From: Borja F. <bor...@gm...> - 2011-04-05 23:44:46
|
Hello Eric, I phrased that in a wrong way sorry :) Basically when i wrote that movws were going to be emitted always i meant that they were going to be emitted directly by the compiler and not manually inserted as it's currently happening. The current implementation searches for 8 bit moves and tries to transform 2 moves in a row to a single movw, but it's missing many cases so that's why they dont get always emitted. With the new implementation, since the compiler is emitting real 16bit moves we will have a movw when it's needed so there's no danger of getting movws lost. About what you mentioned about other devices, indeed this is something that has to be done. I already kept this in mind, thinking about the tiny devices that lack mul, movw, and other instructions support, with 8 bit ptrs, and the largests that have 24?bit ptrs.

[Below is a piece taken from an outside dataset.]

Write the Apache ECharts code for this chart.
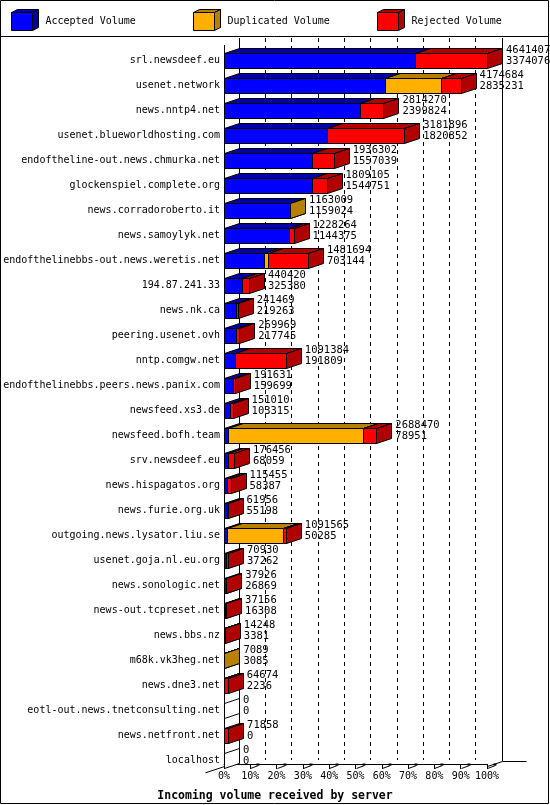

LLVM has a very nice interface to handle this sort of stuff, so in theory it shouldnt be hard to implement, but really tedious. Basically, first you define a device model say the ATMEGA644PA and in there you can list its supported features, in x86 these features would be SSE1, SSE2, AVX, etc.. in our case we would have MUL, MOVW, ELPM and friends, support etc. Then when emitting the code we check if for example movw is supported for the current device, if it's not supported then LLVM has to take another path and emit a different instruction, or if for example the device doesnt have a builtin multiplier then either expand the mult instr into a chain of adds or make a libcall. I'm really interested in your help when we start supporting other devices to get things right and support every single device in the market. We'll need a good classification of the devices to list these features i mentioned so we can add them for every supported device. For the moment im focusing in the atmega644, which has a lots of features in its CPU core, and then for smaller devices we'll have to add restrictions as explained above to avoid illegal instructions getting emitted, and for larger devices ... well i cant talk about those for now because i've never worked with them. OFFTOPIC: During the past weeks i've been implementing a 4 stage pipelined MIPS core in Verilog for an FPGA for a master class project, and now i really have a good feeling of the beauty of what is inside the RISC cpus. It's nice to have different point of views: the programmer, the compiler, the CPU core hardware... |